LENNOX, Charles, Earl of March (1791-1860).
Available from Boydell and Brewer
Family and Education
b. 3 Aug. 1791, 1st s. of Charles Lennox*, 4th Duke of Richmond, by Lady Charlotte Gordon, da. of Alexander, 4th Duke of Gordon [S]; bro. of Lord John George Gordon Lennox*. educ. Westminster until 1809; Trinity, Dublin 1809. m. 10 Apr. 1817, Lady Caroline Paget, da. of Henry William Paget*, 1st Mq. of Anglesey, 5s. 5da. suc. fa. as 5th Duke of Richmond 28 Aug. 1819; KG 12 May 1829. Took additional surname of Gordon before Lennox when suc. to estates of his maternal uncle, George Gordon*, 5th Duke of Gordon [S], 9 Aug. 1836.
Postmaster-gen. Nov. 1830-May 1834; PC 22 Nov. 1830.
Ensign, 8 garrison batt. 1809; lt. 13 Drag. 1810; capt. 92 Ft. 1812; capt. 52 Ft. 1813, brevet maj. 1815, lt.-col. 1816; a.d.c. to Wellington in the Peninsula 1810-14, to Prince of Orange at Waterloo 1815; capt. commdt. Goodwood vol. horse 1817; col. Suss. militia 1819-d.; militia a.d.c. to King William IV 1832-7, to Queen Victoria 1837-d.
High steward, Chichester 1819-d.; vice-adm. Suss. 1831; ld. lt. Suss. 1835-d.
As early as December 1806 March’s father anticipated that he should stand for the county (Sussex) when he was of age. He was 18 when Lord Egremont informed Richmond that his brother Charles Wyndham wished to retire from the county representation, which augured well for him provided that there was no election for another three years. Meanwhile he joined his regiment in the Peninsula, July 1810. Wellington, who made him one of his secretaries before the year was out, wrote, ‘He is really the finest and best disposed fellow I ever saw’. He remained with Wellington throughout the war and afterwards served at Waterloo.1
March was at home in time for the general election of 1812 and just of age, but his father, still viceroy of Ireland, changed his plan. There was a vacancy on his interest at Chichester, which would certainly be contested if March were not his candidate: so, at least, his friends informed him. March, who was in Ireland with his father, was told to arrive at Chichester on 25 Sept. On 20 Sept. his father wrote ‘I will send March off in time. His going will be a signal of the dissolution so I will not send him sooner than is necessary.’ Egremont, disappointed at Richmond’s giving up the county, substituted Walter Burrell* for March and would not promise to support March in future, when his father hinted that he would offer for the county once Chichester was not ‘the great object’. Burrell resented being a locum tenens for March, but Richmond refused to guarantee that he would not sponsor his son in due course. To complete the general dissatisfaction, March’s election for Chichester went so smoothly that Richmond was convinced that he had been unnecessarily alarmed about it and might have kept his son in the running for the county.2
His military career kept March away from Westminster until the session of 1816 when, as anticipated in 1812, he proved a government supporter. He mustered for them on critical divisions for the remainder of that Parliament. In 1818 he was content to be re-elected for Chichester. He took leaves of absence in March and May 1819, but rallied to ministers against Tierney’s censure motion, 18 May. On 21 June, however, he was in the minority against the foreign enlistment bill. Two months later his father died in Canada.

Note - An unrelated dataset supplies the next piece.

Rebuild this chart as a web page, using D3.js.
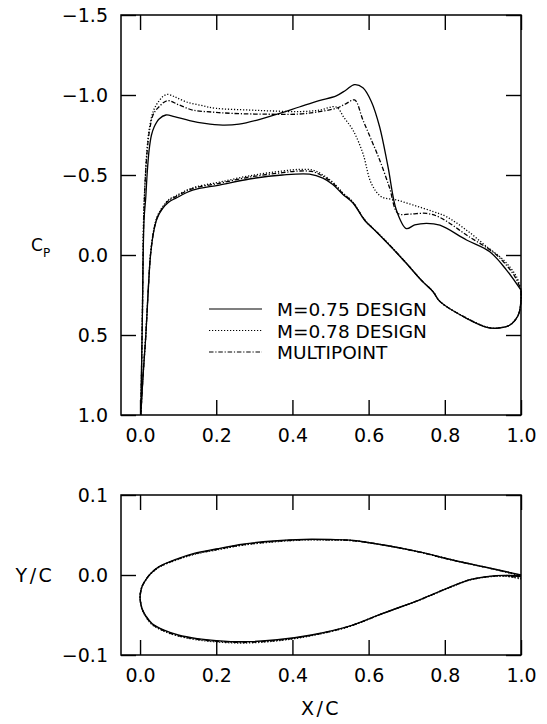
<!DOCTYPE html>
<html lang="en">
<head>
<meta charset="UTF-8">
<title>Pressure distributions and airfoil sections</title>
<script src="https://d3js.org/d3.v7.min.js"></script>
<style>
  body { margin: 0; background: #fff; }
  svg text { font-family: "DejaVu Sans", sans-serif; fill: #000; }
</style>
</head>
<body>
<div id="chart"></div>
<script>
// x/c ticks shared by both panels
const xTicks = [0, 0.2, 0.4, 0.6, 0.8, 1.0];
const cpTicks = [-1.5, -1.0, -0.5, 0.0, 0.5, 1.0];
const ycTicks = [-0.1, 0.0, 0.1];

const legendLabels = ["M=0.75 DESIGN", "M=0.78 DESIGN", "MULTIPOINT"];

// Cp, [x/c, cp], leading edge -> trailing edge
const cp75Up = [[0.002,1.0],[0.006,0.40],[0.0105,-0.22],[0.015,-0.36],[0.019,-0.52],[0.024,-0.66],[0.03,-0.75],[0.037,-0.80],[0.05,-0.85],[0.068,-0.875],[0.09,-0.865],[0.13,-0.84],[0.17,-0.822],[0.217,-0.812],[0.26,-0.818],[0.31,-0.845],[0.36,-0.88],[0.418,-0.925],[0.47,-0.965],[0.515,-0.995],[0.54,-1.03],[0.563,-1.065],[0.585,-1.045],[0.607,-0.96],[0.629,-0.80],[0.651,-0.55],[0.673,-0.28],[0.699,-0.165],[0.721,-0.188],[0.752,-0.198],[0.787,-0.186],[0.857,-0.094],[0.918,-0.02],[0.962,0.094],[1.0,0.22]];
const cp75Lo = [[0.002,1.0],[0.008,0.75],[0.015,0.51],[0.022,0.20],[0.028,-0.01],[0.037,-0.16],[0.045,-0.23],[0.059,-0.29],[0.075,-0.33],[0.094,-0.355],[0.138,-0.405],[0.208,-0.437],[0.287,-0.475],[0.374,-0.50],[0.445,-0.505],[0.48,-0.48],[0.506,-0.44],[0.532,-0.38],[0.559,-0.325],[0.59,-0.215],[0.62,-0.145],[0.651,-0.07],[0.677,-0.005],[0.70,0.055],[0.739,0.16],[0.769,0.23],[0.787,0.29],[0.857,0.396],[0.91,0.452],[0.936,0.458],[0.971,0.4375],[0.993,0.375],[1.0,0.28],[1.0,0.22]];

const cp78Up = [[0.002,1.0],[0.006,0.40],[0.009,-0.20],[0.013,-0.45],[0.018,-0.65],[0.025,-0.80],[0.035,-0.90],[0.046,-0.95],[0.06,-0.99],[0.072,-1.004],[0.09,-0.99],[0.12,-0.958],[0.16,-0.935],[0.199,-0.917],[0.287,-0.906],[0.35,-0.90],[0.418,-0.896],[0.47,-0.905],[0.515,-0.925],[0.535,-0.86],[0.559,-0.78],[0.585,-0.635],[0.607,-0.448],[0.633,-0.365],[0.673,-0.344],[0.72,-0.31],[0.77,-0.271],[0.804,-0.24],[0.86,-0.15],[0.91,-0.052],[0.954,0.031],[0.988,0.135],[1.0,0.22]];
const cp78Lo = [[0.002,1.0],[0.008,0.75],[0.015,0.50],[0.022,0.19],[0.028,-0.02],[0.037,-0.17],[0.045,-0.24],[0.059,-0.30],[0.075,-0.345],[0.094,-0.37],[0.138,-0.42],[0.208,-0.455],[0.287,-0.495],[0.374,-0.525],[0.42,-0.535],[0.455,-0.53],[0.48,-0.50],[0.506,-0.455],[0.532,-0.39],[0.559,-0.33],[0.59,-0.22],[0.62,-0.148],[0.651,-0.073],[0.677,-0.008],[0.70,0.052],[0.739,0.158],[0.769,0.227],[0.787,0.29],[0.857,0.394],[0.91,0.45],[0.936,0.456],[0.971,0.436],[0.993,0.372],[1.0,0.28],[1.0,0.22]];

const cpMultiUp = [[0.002,1.0],[0.006,0.40],[0.0095,-0.20],[0.013,-0.44],[0.018,-0.63],[0.025,-0.78],[0.035,-0.88],[0.05,-0.927],[0.072,-0.965],[0.10,-0.94],[0.138,-0.906],[0.19,-0.893],[0.243,-0.885],[0.33,-0.88],[0.418,-0.881],[0.462,-0.893],[0.515,-0.917],[0.54,-0.945],[0.563,-0.969],[0.585,-0.844],[0.607,-0.72],[0.629,-0.594],[0.655,-0.42],[0.677,-0.26],[0.708,-0.256],[0.752,-0.26],[0.787,-0.235],[0.86,-0.12],[0.936,0.0],[0.984,0.135],[1.0,0.22]];
const cpMultiLo = [[0.002,1.0],[0.008,0.75],[0.015,0.505],[0.022,0.195],[0.028,-0.015],[0.037,-0.165],[0.045,-0.235],[0.059,-0.295],[0.075,-0.34],[0.094,-0.365],[0.138,-0.415],[0.208,-0.448],[0.287,-0.487],[0.374,-0.515],[0.42,-0.525],[0.455,-0.52],[0.48,-0.492],[0.506,-0.45],[0.532,-0.385],[0.559,-0.328],[0.59,-0.218],[0.62,-0.147],[0.651,-0.072],[0.677,-0.006],[0.70,0.054],[0.739,0.159],[0.769,0.228],[0.787,0.29],[0.857,0.395],[0.91,0.451],[0.936,0.457],[0.971,0.437],[0.993,0.374],[1.0,0.28],[1.0,0.22]];

// airfoil sections, [x/c, y/c], leading edge -> trailing edge
const foil75Up = [[0,-0.028],[0.002,-0.02],[0.006,-0.0135],[0.015,-0.006],[0.028,0.002],[0.05,0.0105],[0.094,0.0195],[0.142,0.027],[0.2,0.0325],[0.27,0.0385],[0.35,0.0425],[0.43,0.0445],[0.5,0.0443],[0.56,0.0432],[0.64,0.0375],[0.73,0.0292],[0.82,0.0188],[0.91,0.0095],[1.0,0.0]];
const foil75Lo = [[0,-0.028],[0.002,-0.036],[0.006,-0.043],[0.015,-0.051],[0.032,-0.061],[0.063,-0.069],[0.1,-0.075],[0.15,-0.0795],[0.2,-0.082],[0.27,-0.0835],[0.36,-0.081],[0.45,-0.075],[0.545,-0.0646],[0.637,-0.048],[0.734,-0.031],[0.804,-0.017],[0.866,-0.0058],[0.91,-0.002],[0.958,-0.0005],[1.0,-0.002]];
const foil78Up = [[0,-0.028],[0.002,-0.02],[0.006,-0.0135],[0.015,-0.006],[0.028,0.0015],[0.05,0.0098],[0.094,0.0185],[0.142,0.0258],[0.2,0.0312],[0.27,0.0373],[0.35,0.0414],[0.43,0.0437],[0.5,0.0438],[0.56,0.0428],[0.64,0.0373],[0.73,0.0291],[0.82,0.0187],[0.91,0.0093],[1.0,-0.001]];
const foil78Lo = [[0,-0.028],[0.002,-0.036],[0.006,-0.0435],[0.015,-0.052],[0.032,-0.0622],[0.063,-0.0703],[0.1,-0.0763],[0.15,-0.081],[0.2,-0.0836],[0.27,-0.085],[0.36,-0.0823],[0.45,-0.0758],[0.545,-0.065],[0.637,-0.0482],[0.734,-0.0312],[0.804,-0.0173],[0.866,-0.0062],[0.91,-0.0026],[0.958,-0.0015],[1.0,-0.005]];
const foilMultiUp = [[0,-0.028],[0.002,-0.02],[0.006,-0.0135],[0.015,-0.006],[0.028,0.0018],[0.05,0.0101],[0.094,0.019],[0.142,0.0263],[0.2,0.0318],[0.27,0.0378],[0.35,0.0419],[0.43,0.0441],[0.5,0.044],[0.56,0.043],[0.64,0.0374],[0.73,0.0291],[0.82,0.0187],[0.91,0.0094],[1.0,-0.0005]];
const foilMultiLo = [[0,-0.028],[0.002,-0.036],[0.006,-0.0432],[0.015,-0.0515],[0.032,-0.0616],[0.063,-0.0697],[0.1,-0.0757],[0.15,-0.0803],[0.2,-0.0828],[0.27,-0.0843],[0.36,-0.0817],[0.45,-0.0754],[0.545,-0.0648],[0.637,-0.0481],[0.734,-0.0311],[0.804,-0.0172],[0.866,-0.006],[0.91,-0.0023],[0.958,-0.001],[1.0,-0.004]];

const width = 547;
const height = 724;

const styles = [
  { dash: null },
  { dash: "1.2,1.8" },
  { dash: "4.5,1.8,1.2,1.8" }
];

const svg = d3.select("#chart")
  .append("svg")
  .attr("width", width)
  .attr("height", height);

svg.append("rect").attr("width", width).attr("height", height).attr("fill", "#fff");

const x = d3.scaleLinear().domain([-0.05, 1.0]).range([121, 521]);
const yCp = d3.scaleLinear().domain([-1.5, 1.0]).range([15, 415]);
const yYc = d3.scaleLinear().domain([-0.1, 0.1]).range([655, 495]);

const fmt = d3.format(".1f");

function drawFrame(y, yTicks) {
  const top = d3.min(y.range());
  const bottom = d3.max(y.range());
  const [left, right] = x.range();
  const g = svg.append("g");

  g.append("g")
    .attr("transform", `translate(0,${bottom})`)
    .call(d3.axisBottom(x).tickValues(xTicks).tickSizeInner(-15).tickSizeOuter(0).tickPadding(14).tickFormat(fmt));
  g.append("g")
    .attr("transform", `translate(0,${top})`)
    .call(d3.axisTop(x).tickValues(xTicks).tickSizeInner(-15).tickSizeOuter(0).tickFormat(""));
  g.append("g")
    .attr("transform", `translate(${left},0)`)
    .call(d3.axisLeft(y).tickValues(yTicks).tickSizeInner(-15).tickSizeOuter(0).tickPadding(13).tickFormat(fmt));
  g.append("g")
    .attr("transform", `translate(${right},0)`)
    .call(d3.axisRight(y).tickValues(yTicks).tickSizeInner(-15).tickSizeOuter(0).tickFormat(""));

  g.selectAll(".domain").remove();
  g.selectAll(".tick line").attr("stroke", "#000").attr("stroke-width", 1.4);
  g.selectAll(".tick text").style("font-size", "19px").attr("fill", "#000");

  g.append("rect")
    .attr("x", left)
    .attr("y", top)
    .attr("width", right - left)
    .attr("height", bottom - top)
    .attr("fill", "none")
    .attr("stroke", "#000")
    .attr("stroke-width", 1.5);
}

drawFrame(yCp, cpTicks);
drawFrame(yYc, ycTicks);

// pressure loops: upper surface out to the trailing edge, lower surface back
const cpLine = d3.line()
  .x(d => x(d[0]))
  .y(d => yCp(d[1]))
  .curve(d3.curveCatmullRom.alpha(0.5));

const cpCases = [[cp75Up, cp75Lo], [cp78Up, cp78Lo], [cpMultiUp, cpMultiLo]];
cpCases.forEach(([up, lo], i) => {
  svg.append("path")
    .attr("d", cpLine(up.concat(lo.slice().reverse())))
    .attr("fill", "none")
    .attr("stroke", "#000")
    .attr("stroke-width", 1.3)
    .attr("stroke-dasharray", styles[i].dash);
});

// airfoils
const foilLine = d3.line()
  .x(d => x(d[0]))
  .y(d => yYc(d[1]))
  .curve(d3.curveCatmullRom.alpha(0.5));

const foilCases = [[foil75Up, foil75Lo], [foil78Up, foil78Lo], [foilMultiUp, foilMultiLo]];
foilCases.forEach(([up, lo], i) => {
  svg.append("path")
    .attr("d", foilLine(up.slice().reverse().concat(lo.slice(1))))
    .attr("fill", "none")
    .attr("stroke", "#000")
    .attr("stroke-width", 1.4)
    .attr("stroke-dasharray", styles[i].dash);
});

// legend
const legend = svg.append("g");
legendLabels.forEach((label, i) => {
  const ly = 309 + i * 21.5;
  legend.append("line")
    .attr("x1", 209).attr("x2", 262)
    .attr("y1", ly).attr("y2", ly)
    .attr("stroke", "#000")
    .attr("stroke-width", 1.2)
    .attr("stroke-dasharray", styles[i].dash);
  legend.append("text")
    .attr("x", 277)
    .attr("y", ly + 7)
    .style("font-size", "18.5px")
    .text(label);
});

// axis titles
svg.append("text").attr("x", 31).attr("y", 251).style("font-size", "17px").text("C");
svg.append("text").attr("x", 43).attr("y", 257).style("font-size", "12px").text("P");

svg.append("text")
  .attr("x", 35)
  .attr("y", 582)
  .attr("text-anchor", "middle")
  .style("font-size", "19px")
  .style("letter-spacing", "2.5px")
  .text("Y/C");

svg.append("text")
  .attr("x", 321)
  .attr("y", 715)
  .attr("text-anchor", "middle")
  .style("font-size", "19px")
  .style("letter-spacing", "2.5px")
  .text("X/C");
</script>
</body>
</html>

Although tradition has him rising once or twice in connection with the Game Laws, he seems to have said nothing at all worth recording during his seven years in the House of Commons.3
In the Lords he developed into a high Tory. He died 21 Oct. 1860.
Ref Volumes: 1790-1820
Authors: Arthur Aspinall / R. G. Thorne
- 1. Petworth House mss, Richmond to Egremong, 29 Dec. 1806; NLI, Richmond mss 69/1254, 1256; Wellington Supp. Despatches, vi. 552, 564; vii. 2, 416; viii. 216; ix. 468.
- 2. Richmond mss 69/1230, 1232a, 1251, 1253, 1258-60; 70/1297, 1301-2; 72/1592; Petworth House mss, Richmond to Egremont, 2 Nov. 1812.
- 3. Kirby, The English Country Gentleman, 119.